# mathews drenalin or switchback xt



## rednek4life (Feb 15, 2007)

which bow do you think is better,the mathews drenalin or the switchback xt?


----------



## browningbowfan8 (May 9, 2006)

i've shot both and you really can't go wrong with either one, i personally liked the xt better but that's just me.
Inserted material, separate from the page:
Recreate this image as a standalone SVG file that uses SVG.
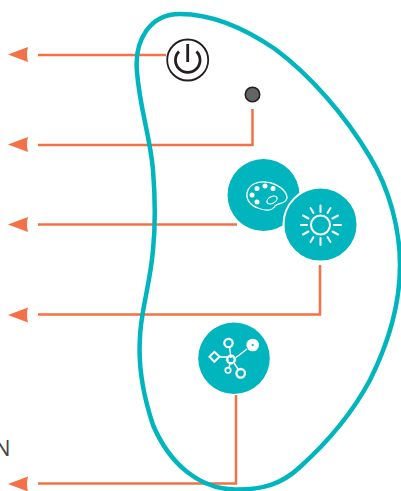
<svg xmlns="http://www.w3.org/2000/svg" width="401" height="491" viewBox="0 0 401 491">
<style>
.conn{fill:none;stroke:#f47046;stroke-width:2.500}
.head{fill:#f47046}
.disc{fill:#00b5bd}
.ic{fill:none;stroke:#fff;stroke-width:2;stroke-linecap:round}
.icw{fill:#fff}
</style>
<rect width="401" height="491" fill="#fff"/>
<g id="connectors">
<path class="conn" d="M38 55H166"/><path class="head" d="M8 54.500L28 47Q26 54.500 28 62Z"/>
<path class="conn" d="M38 145H252.500V109"/><path class="head" d="M8 144.500L28 137Q26 144.500 28 152Z"/>
<path class="conn" d="M38 224.500H237"/><path class="head" d="M8 224.500L28 217Q26 224.500 28 232Z"/>
<path class="conn" d="M38 314.500H320V265"/><path class="head" d="M8 315L28 307.500Q26 315 28 322.500Z"/>
<path class="conn" d="M38 483.500H236V395"/><path class="head" d="M8 484L28 476.500Q26 484 28 491.500Z"/>
</g>
<g id="body"><path d="M137 72C134 40 150 14 180 14C215 14 250 32 275 49C310 75 345 115 370 157C390 190 400 230 400 265C400 300 390 340 370 380C355 408 330 440 300 467C282 484 262 490 235 489.500C200 489 170 465 153 425C143 395 138 365 140 337C141 310 150 285 153 250C156 220 155 195 153 170C150 135 140 110 137 72Z" fill="none" stroke="#00b5bd" stroke-width="4.500"/></g>
<g id="power">
<circle cx="187.700" cy="60" r="20.500" fill="#fff" stroke="#231f20" stroke-width="1.800"/>
<path d="M179 51.500A12.300 12.300 0 1 0 196.500 51.500" fill="none" stroke="#231f20" stroke-width="2.800"/>
<path d="M187.700 44V62" stroke="#231f20" stroke-width="2.800" fill="none"/>
</g>
<g id="led"><circle cx="252.500" cy="94.500" r="7.200" fill="#636466" stroke="#231f20" stroke-width="1.600"/></g>
<g id="palette">
<circle class="disc" cx="263.500" cy="195" r="36"/>
<path d="M247 193C249 184 258 181 266 182C276 183 287 190 287 198C286 204 278 203 275 206C272 211 265 211 258 208C251 206 246 200 247 193Z" fill="none" stroke="#fff" stroke-width="1.300"/>
<circle class="icw" cx="252" cy="195" r="2.500"/><circle class="icw" cx="257" cy="188.500" r="2.500"/><circle class="icw" cx="265" cy="186" r="2.500"/><circle class="icw" cx="273" cy="188.500" r="2.500"/><circle class="icw" cx="257" cy="202" r="2.500"/>
<ellipse cx="272" cy="200" rx="5.500" ry="3.300" transform="rotate(-28 272 200)" fill="none" stroke="#fff" stroke-width="1.200"/>
</g>
<g id="brightness">
<circle class="disc" cx="320.500" cy="224.500" r="37" stroke="#fff" stroke-width="2"/>
<circle class="ic" cx="320.500" cy="225" r="9.500"/>
<path class="ic" d="M320.500 205.500V212M320.500 238V245M301 225H307M334 225H341M310.500 208L313.500 213M327.500 237L330.500 242M303 215.500L308.500 218.500M332.500 231.500L338 234.500M303 234.500L308.500 231.500M332.500 218.500L338 215.500M310.500 242L313.500 237M327.500 213L330.500 208"/>
</g>
<g id="network">
<circle class="disc" cx="234" cy="358.300" r="35.800"/>
<path d="M229.500 347L231 358M219 357H227M247 349L236 357.500M234 363L238 369M230 364L229 367.500" fill="none" stroke="#fff" stroke-width="1.400"/>
<circle cx="228.500" cy="343" r="4.200" fill="none" stroke="#fff" stroke-width="2.200"/>
<circle cx="252.700" cy="345" r="6.300" class="icw"/><circle cx="252.700" cy="345" r="1.100" fill="#00b5bd"/>
<circle cx="231" cy="359.500" r="3.800" fill="none" stroke="#fff" stroke-width="2.400"/>
<path d="M214.300 351.800L219.500 356.800L214.300 361.800L209.500 356.800Z" fill="none" stroke="#fff" stroke-width="2"/>
<circle cx="228" cy="370.300" r="2.700" fill="none" stroke="#fff" stroke-width="1.700"/>
<circle cx="240.700" cy="373.300" r="4.300" fill="none" stroke="#fff" stroke-width="2.300"/>
</g>
<text x="-6" y="456" font-family="'Open Sans',sans-serif" font-weight="400" font-size="22" fill="#3a3a3a" opacity="0.95">N</text>
</svg>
The Drenaline i thought was just a hair quieter.


----------



## ICOM (Mar 8, 2004)

yep,you need to shoot them both..I did,and after I was done my XT went to ebay and i bought the drenalin.


----------



## muzzyhunter17 (Mar 4, 2007)

i own both,i like the xt better caus its more shorter[axle to axle] but the drenalin is a lil bit quieter,if it was me id choose the xt,,,pm me if you have any questions about the drenalin :wink:


----------



## youngarchery (May 31, 2006)

i would get the drenilain becuase it is a little faster i think and it is smooth


----------



## mathews xt 600 (Jan 5, 2007)

I shot both and chose the XT. Both are great bows!


----------



## muzzyhunter17 (Mar 4, 2007)

youngarchery said:


> i would get the drenilain becuase it is a little faster i think and it is smooth


yea but speed doesent kill,also the xt is as just as smooth if not smoother than the drenalin,my xt has absolutely no hand shock at all,yet i have the drenalin set up with the EXACT sutup and i can feel it kick a little bit when i shoot it,,the people at my archery shop can tell the difference when shootin em also:wink: ,,,,,,but you cant go wrong with either bow or i would of sold the drenalin by now


----------



## Lawrence Archer (Feb 5, 2007)

I always found the Drenalin to be prettier than the XT.
*shrug*


----------



## Mach12 (Apr 3, 2007)

they both look nice to me eventhe cool limpockets. So tie game.


----------



## Mach12 (Apr 3, 2007)

they both look nice to me even the cool limbpockets. So tie game.


----------